Lucene translation memories for OmegaT

The patch M-5 introduces a new kind of translation memories dedicated to OmegaT, based on the Lucene library which is already inside OmegaT. As far as we could test, these memories are not always faster than TMX fully loaded in memory, but their advantage is elsewhere: as they are not really loaded in memory, you can use gigabytes of such memories in a project without the risk of memory leak during the translation.

Usage

First, create a project exactly as you did before. In particular, add the desired TMX files in the tm/ folder, as usual.
The next step will use a new command in Omega-T's console mode :
OmegaT --mode=console-index-memory "project directory"

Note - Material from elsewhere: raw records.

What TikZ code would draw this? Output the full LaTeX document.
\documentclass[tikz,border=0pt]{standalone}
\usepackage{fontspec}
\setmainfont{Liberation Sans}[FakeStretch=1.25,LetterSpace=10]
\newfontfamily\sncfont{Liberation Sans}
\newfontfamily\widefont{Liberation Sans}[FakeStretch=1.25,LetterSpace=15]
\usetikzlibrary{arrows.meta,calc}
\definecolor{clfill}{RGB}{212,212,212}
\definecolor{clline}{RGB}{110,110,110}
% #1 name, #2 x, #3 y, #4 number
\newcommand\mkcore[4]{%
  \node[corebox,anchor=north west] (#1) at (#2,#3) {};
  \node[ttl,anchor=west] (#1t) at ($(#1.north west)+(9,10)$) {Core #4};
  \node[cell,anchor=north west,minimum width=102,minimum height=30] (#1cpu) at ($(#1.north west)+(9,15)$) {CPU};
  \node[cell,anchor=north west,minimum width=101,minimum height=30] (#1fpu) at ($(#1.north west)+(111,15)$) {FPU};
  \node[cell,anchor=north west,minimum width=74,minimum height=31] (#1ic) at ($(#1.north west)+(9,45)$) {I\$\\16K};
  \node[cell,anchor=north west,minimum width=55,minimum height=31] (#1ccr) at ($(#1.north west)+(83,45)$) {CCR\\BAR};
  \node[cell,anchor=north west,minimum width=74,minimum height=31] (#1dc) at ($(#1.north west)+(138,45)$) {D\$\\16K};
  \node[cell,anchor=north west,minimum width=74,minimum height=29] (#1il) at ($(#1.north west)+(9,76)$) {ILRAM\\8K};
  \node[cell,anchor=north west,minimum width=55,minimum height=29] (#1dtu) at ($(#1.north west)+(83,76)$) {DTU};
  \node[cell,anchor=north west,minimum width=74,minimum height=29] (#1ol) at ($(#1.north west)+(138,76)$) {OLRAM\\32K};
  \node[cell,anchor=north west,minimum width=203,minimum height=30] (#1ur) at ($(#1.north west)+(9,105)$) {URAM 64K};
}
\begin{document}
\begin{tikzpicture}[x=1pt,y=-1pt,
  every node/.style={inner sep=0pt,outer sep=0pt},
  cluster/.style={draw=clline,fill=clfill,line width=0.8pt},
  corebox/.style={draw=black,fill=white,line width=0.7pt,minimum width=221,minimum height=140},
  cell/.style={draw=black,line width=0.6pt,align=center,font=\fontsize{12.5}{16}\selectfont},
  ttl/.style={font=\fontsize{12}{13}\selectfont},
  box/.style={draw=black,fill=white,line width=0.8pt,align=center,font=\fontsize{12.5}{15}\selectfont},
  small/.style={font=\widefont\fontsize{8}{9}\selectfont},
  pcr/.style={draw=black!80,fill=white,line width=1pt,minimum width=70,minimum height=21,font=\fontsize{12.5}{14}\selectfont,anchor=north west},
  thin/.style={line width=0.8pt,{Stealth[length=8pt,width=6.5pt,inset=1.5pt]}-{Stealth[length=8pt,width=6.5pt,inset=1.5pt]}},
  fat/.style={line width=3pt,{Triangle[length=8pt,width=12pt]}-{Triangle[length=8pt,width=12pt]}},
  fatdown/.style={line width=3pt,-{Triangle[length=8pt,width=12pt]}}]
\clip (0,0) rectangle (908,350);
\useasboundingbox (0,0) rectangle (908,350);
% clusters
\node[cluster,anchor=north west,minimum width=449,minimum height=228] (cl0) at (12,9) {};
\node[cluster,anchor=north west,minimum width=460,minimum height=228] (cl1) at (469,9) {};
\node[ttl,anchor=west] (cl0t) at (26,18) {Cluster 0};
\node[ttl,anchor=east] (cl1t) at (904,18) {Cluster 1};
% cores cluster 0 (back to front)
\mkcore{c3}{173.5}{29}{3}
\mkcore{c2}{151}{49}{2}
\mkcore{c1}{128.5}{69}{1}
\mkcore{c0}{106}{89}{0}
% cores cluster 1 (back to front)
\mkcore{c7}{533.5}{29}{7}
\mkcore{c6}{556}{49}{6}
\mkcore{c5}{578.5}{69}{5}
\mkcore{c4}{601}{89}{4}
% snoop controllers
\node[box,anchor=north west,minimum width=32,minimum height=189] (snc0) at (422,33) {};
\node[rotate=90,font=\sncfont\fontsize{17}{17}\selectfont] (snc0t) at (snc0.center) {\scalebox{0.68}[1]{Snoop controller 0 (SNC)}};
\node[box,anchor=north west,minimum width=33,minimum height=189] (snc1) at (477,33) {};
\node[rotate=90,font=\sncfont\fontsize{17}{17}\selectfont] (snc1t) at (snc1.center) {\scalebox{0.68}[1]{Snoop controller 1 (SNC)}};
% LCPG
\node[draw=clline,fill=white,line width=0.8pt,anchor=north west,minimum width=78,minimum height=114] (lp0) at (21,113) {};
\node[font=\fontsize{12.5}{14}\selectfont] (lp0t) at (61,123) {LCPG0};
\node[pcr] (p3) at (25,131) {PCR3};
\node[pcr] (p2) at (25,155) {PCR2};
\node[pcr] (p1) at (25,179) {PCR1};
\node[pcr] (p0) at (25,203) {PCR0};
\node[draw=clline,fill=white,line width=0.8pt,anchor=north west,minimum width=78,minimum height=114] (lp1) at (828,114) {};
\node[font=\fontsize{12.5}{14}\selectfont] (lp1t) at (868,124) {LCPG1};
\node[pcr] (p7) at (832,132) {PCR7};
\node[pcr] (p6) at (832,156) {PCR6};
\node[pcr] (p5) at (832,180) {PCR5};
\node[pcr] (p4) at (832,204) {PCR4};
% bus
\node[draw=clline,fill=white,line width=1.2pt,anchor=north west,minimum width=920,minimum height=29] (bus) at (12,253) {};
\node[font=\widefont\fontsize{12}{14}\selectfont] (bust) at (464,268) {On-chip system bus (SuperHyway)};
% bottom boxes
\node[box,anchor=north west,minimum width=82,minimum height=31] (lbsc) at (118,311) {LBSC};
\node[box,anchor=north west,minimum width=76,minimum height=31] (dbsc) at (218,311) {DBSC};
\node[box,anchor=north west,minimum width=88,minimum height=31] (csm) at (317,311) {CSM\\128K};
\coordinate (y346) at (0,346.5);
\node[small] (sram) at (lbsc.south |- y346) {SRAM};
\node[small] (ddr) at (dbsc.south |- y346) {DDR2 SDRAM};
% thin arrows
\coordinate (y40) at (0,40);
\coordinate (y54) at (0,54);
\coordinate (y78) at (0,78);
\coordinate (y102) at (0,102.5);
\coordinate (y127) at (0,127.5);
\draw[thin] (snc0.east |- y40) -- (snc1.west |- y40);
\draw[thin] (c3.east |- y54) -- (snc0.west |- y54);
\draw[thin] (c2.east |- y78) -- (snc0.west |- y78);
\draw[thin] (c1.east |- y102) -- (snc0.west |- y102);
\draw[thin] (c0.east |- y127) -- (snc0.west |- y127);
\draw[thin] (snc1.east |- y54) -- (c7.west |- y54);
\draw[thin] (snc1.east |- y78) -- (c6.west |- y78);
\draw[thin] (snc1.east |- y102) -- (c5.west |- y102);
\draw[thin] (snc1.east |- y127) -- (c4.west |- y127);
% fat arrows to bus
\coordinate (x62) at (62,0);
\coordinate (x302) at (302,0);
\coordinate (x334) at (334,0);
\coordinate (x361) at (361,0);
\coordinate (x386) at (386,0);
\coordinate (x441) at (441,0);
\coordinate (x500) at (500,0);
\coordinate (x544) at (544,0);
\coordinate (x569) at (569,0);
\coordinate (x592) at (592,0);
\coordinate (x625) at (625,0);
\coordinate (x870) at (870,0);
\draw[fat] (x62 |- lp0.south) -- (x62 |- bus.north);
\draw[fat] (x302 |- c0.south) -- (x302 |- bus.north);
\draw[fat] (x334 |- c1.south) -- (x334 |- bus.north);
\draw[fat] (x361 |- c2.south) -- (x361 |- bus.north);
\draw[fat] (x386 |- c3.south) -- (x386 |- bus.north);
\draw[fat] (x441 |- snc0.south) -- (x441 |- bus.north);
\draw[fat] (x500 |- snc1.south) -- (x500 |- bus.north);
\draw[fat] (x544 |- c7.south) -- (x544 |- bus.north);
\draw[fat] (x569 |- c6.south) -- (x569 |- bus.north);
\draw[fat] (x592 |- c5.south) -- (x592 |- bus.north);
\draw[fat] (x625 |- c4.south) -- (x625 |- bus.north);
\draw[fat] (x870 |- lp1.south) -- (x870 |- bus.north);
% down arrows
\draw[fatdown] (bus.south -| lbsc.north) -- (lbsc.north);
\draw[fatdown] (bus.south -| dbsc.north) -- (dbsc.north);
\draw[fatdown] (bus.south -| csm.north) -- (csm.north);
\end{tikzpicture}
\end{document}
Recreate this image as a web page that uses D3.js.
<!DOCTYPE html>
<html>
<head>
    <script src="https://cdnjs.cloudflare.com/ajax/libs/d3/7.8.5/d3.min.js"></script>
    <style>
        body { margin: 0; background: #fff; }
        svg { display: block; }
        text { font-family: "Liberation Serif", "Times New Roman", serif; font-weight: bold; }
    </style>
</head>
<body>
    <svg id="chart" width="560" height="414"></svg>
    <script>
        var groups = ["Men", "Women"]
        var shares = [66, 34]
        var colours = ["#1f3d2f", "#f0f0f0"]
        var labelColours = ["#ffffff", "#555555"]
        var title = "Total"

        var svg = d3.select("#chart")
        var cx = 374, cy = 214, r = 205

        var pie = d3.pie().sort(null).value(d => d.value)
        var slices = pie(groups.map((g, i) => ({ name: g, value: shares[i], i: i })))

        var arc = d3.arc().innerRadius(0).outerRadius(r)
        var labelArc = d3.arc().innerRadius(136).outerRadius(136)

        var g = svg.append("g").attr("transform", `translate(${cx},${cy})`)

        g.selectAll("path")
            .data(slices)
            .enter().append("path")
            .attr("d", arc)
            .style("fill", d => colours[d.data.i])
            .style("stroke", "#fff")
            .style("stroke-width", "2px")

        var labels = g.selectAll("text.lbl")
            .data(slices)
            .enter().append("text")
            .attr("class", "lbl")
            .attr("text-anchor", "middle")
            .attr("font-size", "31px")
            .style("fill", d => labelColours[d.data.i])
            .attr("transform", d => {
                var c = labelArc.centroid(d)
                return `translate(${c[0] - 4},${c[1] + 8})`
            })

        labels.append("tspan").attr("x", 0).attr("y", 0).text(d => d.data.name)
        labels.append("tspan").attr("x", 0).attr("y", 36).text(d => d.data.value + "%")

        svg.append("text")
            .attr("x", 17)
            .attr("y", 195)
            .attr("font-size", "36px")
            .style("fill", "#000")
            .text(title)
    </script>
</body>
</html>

This will replace all tmx files (and all files readable as a binary format) from the project (except project_save and tmx2source) like this:

  • In the translation memories folder, the TMX file is replaced by a properties file which is the loader for the plugin;
  • A new directory named tm-indexes will contain, for each TMX file, a directory with same name but extension .ottm (OmegaT translation memory) which is a Lucene index
  • Eventually, if you add parameter --save-files, the original TMX files will be moved in new directory tm-saved. Alternatively you can also use parameter --save-to=XXX to specify the saving directory.

You can also choose to index only one file :
OmegaT --mode=console-index-memory source=something.tmx target=some-directory.ottm -source-lang=en --target-lang=fr

After this step, the memory will work the same way as if it were a TMX. Properties and attributes are supported, as well as auto/ and enforce/ directories, but not tmx2source because this contains project memories. Search is also supported.

It is not certain that you will receive exactly the same results as from the original TMX file : some segments may have a poor score in Lucene while they keep a good one in OmegaT. We hope that this is rare enough.

Technical note: these indexes are correct Lucene 5.2 indexes; however, they are based on n-gram analysers, not on linguistic ones. For this reason it will probably not be possible to do any other kind of search than OmegaT's fuzzy searching (more precisely: search windows wok, but they use full scanning of the contents, not indexation). Possibility to implement a different index, for string searches in windows, can be left for the future.